Most of the different requirements can be achieved using carbon coated ferromagnetic nanoparticles as a platform. The graphene-like layers protect the magnetic metal core from oxidation and allows the covalent attachment of chemical functionalities via diazonium chemistry8. There are numerous functionalities which can be implemented by this approach. Amongst them, alcohol-, amine-, carboxy-, azide- or an initiator moiety for atom transfer radical polymerization (ATRP) can be listed, just to mention a few7,9,10. Adsorption of a polymer can usually not satisfy the requirements, as adsorbed polymers tend to form only single layers and desorption frequently occurs.

In contrast to this, surface initiated ATRP (SI-ATRP: polymer-growth from the surface) is suitable with a plethora of different monomers (desired functionality) and the polymerization can be well controlled (layer thickness and block-co-polymerization)4,11. Thus SI-ATRP gives the toolbox for various modification of the surface that allows achievement of several desired requirements.

Using charged monomers (e.g. 3-Sulfopropyl methacrylate potassium salt (SPM) or 3-(Methacryloylamino)propyl]trimethylammonium chloride (MAPTAC)) leads to highly stable dispersions in aqueous solutions. The stability can be tuned by the number of repeating units4,6. Using poly(ethylene glycol) methacrylate (PEGMA) as monomer the highly lipophilic graphene layers can be turned into hydrophilic and antifouling surfaces12. The use of glycidyl methacrylate (GMA) gives access to post-modification by epoxide ring opening.4 Most challenging modifications require amphiphilic properties (dispersion stability vs. fast separation or lipophilicity vs. hydrophilicity).

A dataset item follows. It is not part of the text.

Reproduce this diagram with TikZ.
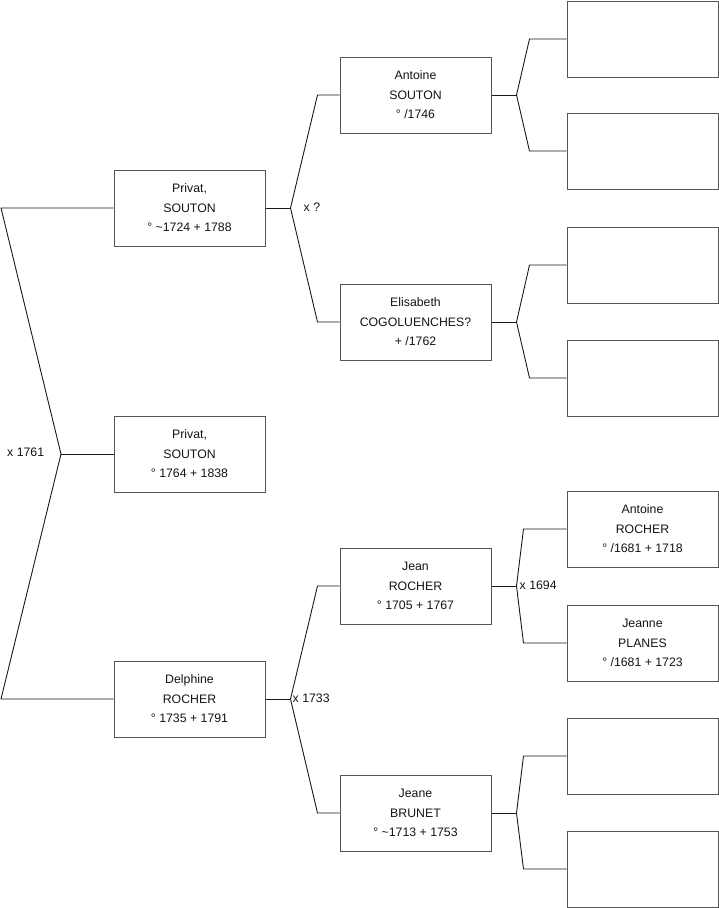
\documentclass[tikz,border=0pt]{standalone}
\usepackage{fontspec}
\setmainfont{Liberation Sans}
\usepackage{tikz}
\usetikzlibrary{calc}
\definecolor{frame}{RGB}{85,85,85}
\definecolor{wire}{RGB}{25,25,25}
\definecolor{ink}{RGB}{20,20,20}
\tikzset{
  person/.style={draw=frame,fill=white,line width=1pt,minimum width=151pt,minimum height=76pt,
    inner sep=0pt,align=center,text=ink,font=\fontsize{12.3}{19.5}\selectfont},
  wed/.style={font=\fontsize{12.3}{14}\selectfont,text=ink,inner sep=0pt},
  link/.style={draw=wire,line width=0.9pt,line join=round},
}
\begin{document}
\begin{tikzpicture}[x=1pt,y=-1pt]
  \useasboundingbox[fill=white] (0,0) rectangle (719,908);
  % generation 1 and 2
  \node[person] (p0) at (189.5,454) {Privat,\\SOUTON\\° 1764 + 1838};
  \node[person] (p1) at (189.5,208) {Privat,\\SOUTON\\° \textasciitilde1724 + 1788};
  \node[person] (m1) at (189.5,699) {Delphine\\ROCHER\\° 1735 + 1791};
  % generation 3
  \node[person] (p11) at (415.5,95) {Antoine\\SOUTON\\° /1746};
  \node[person] (m11) at (415.5,322) {Elisabeth\\COGOLUENCHES?\\+ /1762};
  \node[person] (p12) at (415.5,586) {Jean\\ROCHER\\° 1705 + 1767};
  \node[person] (m12) at (415.5,813) {Jeane\\BRUNET\\° \textasciitilde1713 + 1753};
  % generation 4
  \node[person] (a1) at (642.5,39) {};
  \node[person] (a2) at (642.5,151) {};
  \node[person] (a3) at (642.5,265) {};
  \node[person] (a4) at (642.5,378) {};
  \node[person] (a5) at (642.5,529) {Antoine\\ROCHER\\° /1681 + 1718};
  \node[person] (a6) at (642.5,643) {Jeanne\\PLANES\\° /1681 + 1723};
  \node[person] (a7) at (642.5,756) {};
  \node[person] (a8) at (642.5,869) {};

  % forks
  \coordinate (k0) at (61,454);
  \draw[link] (p1.west) -- (1,208) -- (k0) -- (1,699) -- (m1.west);
  \draw[link] (k0) -- (p0.west);
  \node[wed,anchor=west] (w0) at (7,452) {x 1761};

  \foreach \dad/\mom/\kid/\lbl/\ddx/\lx in {p11/m11/p1/x ?/22/13,p12/m12/m1/x 1733/22/2,
      a1/a2/p11/{}/37/3,a3/a4/m11/{}/37/3,a5/a6/p12/x 1694/43/3,a7/a8/m12/{}/43/3}{
    \coordinate (j\kid) at ($(\kid.east)+(25,0)$);
    \draw[link] (\kid.east) -- (j\kid);
    \draw[link] (\dad.west) -- ++(-\ddx,0) -- (j\kid) -- ($(\mom.west)+(-\ddx,0)$) -- (\mom.west);
    \node[wed,anchor=west] (w\kid) at ($(j\kid)+(\lx,-1)$) {\lbl};
  }
\end{tikzpicture}
\end{document}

Such requirements need a coating with smart polymers, which can change their properties upon external trigger (temperature, pH etc.). By using N-isopropylacrylamine (NIPAM) as building block, the particles can reversibly change between hydrophilic and hydrophobic upon temperature change7. Here the promising potential of SI-ATRP on magnetic nanoparticles in terms of designing a desired nanomaterial for chemical, biological and medical applications is shown13.

[1] A.H. Lu, E.L. Salabas, F. Schueth, Angew. Chem. Int. Ed, 2007, 46, 1222.

[2] A. Schaetz, O. Reiser, W.J. Stark, Chem. Eur. J., 2010, 16, 8950.

[3] Elia M. Schneider, Martin Zeltner, Niklaus Kranzlin, Robert N. Grass, and Wendelin J. Stark, Chem. Commun., 2015, 51, 10695.

[4] C.J. Hofer, V. Zlateski, P.R. Stoessel, D. Paunescu, E. M. Schneider, R.N. Grass, M.Zeltner, W.J.Stark, Chem. Comm., 2015, 51, 1825.

[5] Q. A. Pankhurst, J. Connolly, S. K. Jones and J. Dobson, J. Phys. D. Appl. Phys., 2003, 36, R167.

[6] M. Zeltner, R.N. Grass, A. Schaetz, S.B. Bubenhofer, N.A. Luechinger, W.J. Stark, J. Mater. Chem., 2012, 22, 12064.

[7] M. Zeltner, A. Schaetz, M.L. Hefti, W.J. Stark, J. Mater. Chem., 2011, 21, 2991.

[8] Robert N. Grass, Evagelos K. Athanassiou, and Wendelin J. Stark, Angew. Chem. Int. ed., 2007, 4909.

[9] Alexander Schatz, Robert N. Grass, Wendelin J. Stark, and Oliver Reiser, Chem. Eur. J., 2008,27,8262.

[10]  Chun Ghee Tan, and Robert N. Grass, Chem.Commun., 2008, 36, 4297.

[11] R. Barbey, L.Lavanant, D. Paripovic, N. Schuwer, C. Sugnaux, S. Tugulu, H.A. Klok, Chem. Rev., 2009, 109, 5437.

[12] Elia M. Schneider, Martin Zeltner, Vladimir Zlateski, Robert N. Grass, and Wendelin J. Stark, Chem. Commun., 2016, 52,938.

[13] Tong Bu, Tamotsu Zako, Martin Zeltner, Karin M. Sörgjerd, Christoph M. Schumacher, Corinne J. Hofer, Wendelin J. Stark, and Mizuo Maeda, J. Mater. Chem.B, 2015, 16, 3351.